Também há regras relacionadas a crianças e adolescentes, como a proibição de publicidade dirigida a crianças com menos de 12 anos.
Propostas semelhantes a esta provocaram polêmica em 2010, ao serem apresentadas pelo então ministro da Comunicação, Franklin Martins. O projeto, que previa a regulação de conteúdo, foi engavetado pela presidente Dilma.
Mas ainda hoje a proposta de “controle social da mídia” é apontada por críticos como um exemplo de que o PT teria a intenção de censurar a mídia.
Regular a mídia significa restringir a liberdade de imprensa?

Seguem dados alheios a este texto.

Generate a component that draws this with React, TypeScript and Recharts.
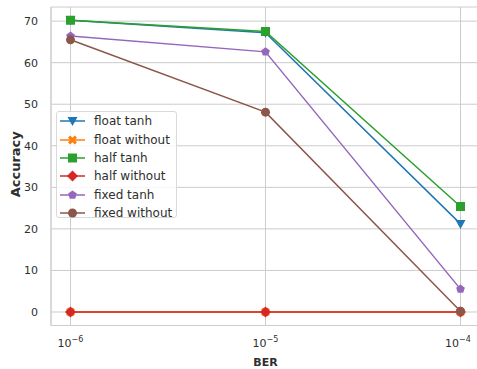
import { LineChart, Line, XAxis, YAxis, CartesianGrid } from 'recharts'

const ber = [1e-6, 1e-5, 1e-4]
const floatTanh = [70.2, 67.2, 21.2]
const floatWithout = [0, 0, 0]
const halfTanh = [70.2, 67.5, 25.4]
const halfWithout = [0, 0, 0]
const fixedTanh = [66.4, 62.6, 5.5]
const fixedWithout = [65.5, 48.1, 0.2]
const yTicks = [0, 10, 20, 30, 40, 50, 60, 70]
const xTicks = [1e-6, 1e-5, 1e-4]

const series = [
  { key: 'floatTanh', name: 'float tanh', color: '#1f77b4', marker: 'v', values: floatTanh },
  { key: 'floatWithout', name: 'float without', color: '#ff7f0e', marker: 'X', values: floatWithout },
  { key: 'halfTanh', name: 'half tanh', color: '#2ca02c', marker: 's', values: halfTanh },
  { key: 'halfWithout', name: 'half without', color: '#d62728', marker: 'D', values: halfWithout },
  { key: 'fixedTanh', name: 'fixed tanh', color: '#9467bd', marker: 'p', values: fixedTanh },
  { key: 'fixedWithout', name: 'fixed without', color: '#8c564b', marker: 'o', values: fixedWithout },
]

const data = ber.map((b, i) => {
  const row: any = { ber: b }
  series.forEach(s => { row[s.key] = s.values[i] })
  return row
})

const font = '"DejaVu Sans", sans-serif'
const textColor = '#2e2e2e'
const gridColor = '#cccccc'
const xDomain = [Math.pow(10, -6.1), Math.pow(10, -3.9)]
const yDomain = [-3.25, 73.4]

function markerPath(m: string, x: number, y: number) {
  switch (m) {
    case 'v':
      return `M${x - 5},${y - 4} L${x + 5},${y - 4} L${x},${y + 5} Z`
    case 's':
      return `M${x - 4.5},${y - 4.5} h9 v9 h-9 Z`
    case 'D':
      return `M${x},${y - 5.5} L${x + 5.5},${y} L${x},${y + 5.5} L${x - 5.5},${y} Z`
    case 'X': {
      const a = 4.5, t = 2.2
      return `M${x - a},${y - a + t} L${x - a + t},${y - a} L${x},${y - t} L${x + a - t},${y - a} L${x + a},${y - a + t} L${x + t},${y} L${x + a},${y + a - t} L${x + a - t},${y + a} L${x},${y + t} L${x - a + t},${y + a} L${x - a},${y + a - t} L${x - t},${y} Z`
    }
    case 'p': {
      const r = 4.6
      const pts = [0, 1, 2, 3, 4].map(k => {
        const ang = -Math.PI / 2 + (k * 2 * Math.PI) / 5
        return `${x + r * Math.cos(ang)},${y + r * Math.sin(ang)}`
      })
      return `M${pts.join(' L')} Z`
    }
    default: {
      const r = 4.5
      return `M${x - r},${y} a${r},${r} 0 1,0 ${2 * r},0 a${r},${r} 0 1,0 ${-2 * r},0`
    }
  }
}

const makeDot = (m: string, color: string) => (props: any) => {
  const { cx, cy, index } = props
  if (cx == null || cy == null) return <g key={index} />
  return <path key={index} d={markerPath(m, cx, cy)} fill={color} stroke="none" />
}

const XTick = (props: any) => {
  const { x, y, payload } = props
  const exp = Math.round(Math.log10(payload.value))
  return (
    <text x={x} y={y + 13} textAnchor="middle" fontFamily={font} fontSize={11} fill={textColor}>
      <tspan>10</tspan>
      <tspan dy={-5} fontSize={8}>{'\u2212' + Math.abs(exp)}</tspan>
    </text>
  )
}

const YLabel = (props: any) => {
  const { viewBox } = props
  const cy = viewBox.y + viewBox.height / 2 - 2
  return (
    <text x={15} y={cy} transform={`rotate(-90, 15, ${cy})`} textAnchor="middle" dominantBaseline="central"
      fontFamily={font} fontSize={13} fontWeight="bold" fill={textColor}>
      Accuracy
    </text>
  )
}

function LegendBox() {
  return (
    <div
      style={{
        position: 'absolute', left: 56, top: 111, width: 121, height: 107,
        background: 'rgba(255,255,255,0.8)', border: '1px solid #d9d9d9', borderRadius: 3,
        fontFamily: font, fontSize: 12, color: textColor, boxSizing: 'border-box',
      }}
    >
      {series.map(s => (
        <div key={s.key} style={{ height: 18.4, display: 'flex', alignItems: 'center' }}>
          <svg width={37} height={18} style={{ flex: 'none' }}>
            <line x1={3} y1={9} x2={28} y2={9} stroke={s.color} strokeWidth={1.5} />
            <path d={markerPath(s.marker, 15.5, 9)} fill={s.color} />
          </svg>
          <span style={{ whiteSpace: 'nowrap' }}>{s.name}</span>
        </div>
      ))}
    </div>
  )
}

export default function App() {
  return (
    <div style={{ position: 'absolute', left: 0, top: 0, width: 477, height: 369, overflow: 'hidden', background: '#fff' }}>
      <LineChart width={480} height={369} data={data} margin={{ top: 7, right: 0, left: 0, bottom: 0 }}>
        <CartesianGrid stroke={gridColor} strokeWidth={1} />
        <XAxis
          dataKey="ber"
          type="number"
          scale="log"
          domain={xDomain}
          ticks={xTicks}
          tick={<XTick />}
          tickLine={false}
          axisLine={{ stroke: gridColor }}
          height={43.5}
          allowDataOverflow
          label={{ value: 'BER', position: 'insideBottom', offset: 3, fontFamily: font, fontSize: 11, fontWeight: 'bold', fill: textColor }}
        />
        <XAxis
          xAxisId="top"
          orientation="top"
          dataKey="ber"
          type="number"
          scale="log"
          domain={xDomain}
          ticks={[]}
          tick={false}
          tickLine={false}
          axisLine={{ stroke: gridColor }}
          height={0}
          allowDataOverflow
        />
        <YAxis
          type="number"
          domain={yDomain}
          ticks={yTicks}
          tickLine={false}
          axisLine={{ stroke: gridColor }}
          width={51}
          allowDataOverflow
          tick={{ fontFamily: font, fontSize: 11, fill: textColor }}
          tickMargin={7}
          label={<YLabel />}
        />
        {series.map(s => (
          <Line
            key={s.key}
            type="linear"
            dataKey={s.key}
            name={s.name}
            stroke={s.color}
            strokeWidth={1.5}
            dot={makeDot(s.marker, s.color)}
            activeDot={false}
            isAnimationActive={false}
          />
        ))}
      </LineChart>
      <LegendBox />
    </div>
  )
}
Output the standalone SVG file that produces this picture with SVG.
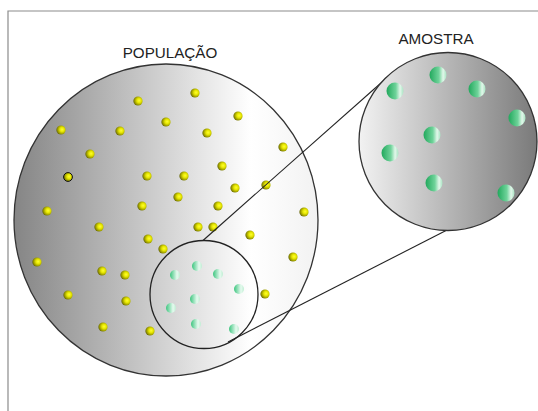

O presidente da Abert, Daniel Slaviero, diz que ainda não é possível discutir o significado da regulação econômica, porque o governo não apresentou a proposta. Mas ele é contrário à regulação de conteúdo prevista, por exemplo, no projeto de lei de iniciativa popular.
“Quando se fala em regulação da mídia no sentido de acompanhar, fiscalizar, o conteúdo das emissoras, controle social da mídia, é óbvio que isso tem um viés de interferência no conteúdo, e conteúdo não pode sofrer intervenção. A mídia pode ser responzabilizada pelos eventuais excessos: tem Código Civil, Penal, etc. Mas acho que qualquer iniciativa que, mesmo de forma indireta, interfira no funcionamento é uma interferência indevida.”
Ele usa como exemplo a determinação de um percentual mínimo de tempo dedicado à programação infantil, por exemplo. “Depois determinam para público infanto-juvenil, para jovens-adultos…”, o que retiraria, assim, a liberdade da emissora de determinar sua própria programação.
O presidente do PT, Rui Falcão, afirma que o partido nunca defendeu e não defende a censura.
“Quando a ideia de um conselho – mecanismo usado inclusive em vários países desenvolvidos – foi apresentada pelo governo, ela foi imediatamente demonizada pela mídia monopolizada e sequer foi debatida. Minha posição é de que o tema precisa ser discutido democraticamente, porque o Brasil não pode continuar refém de grupos de interesses.”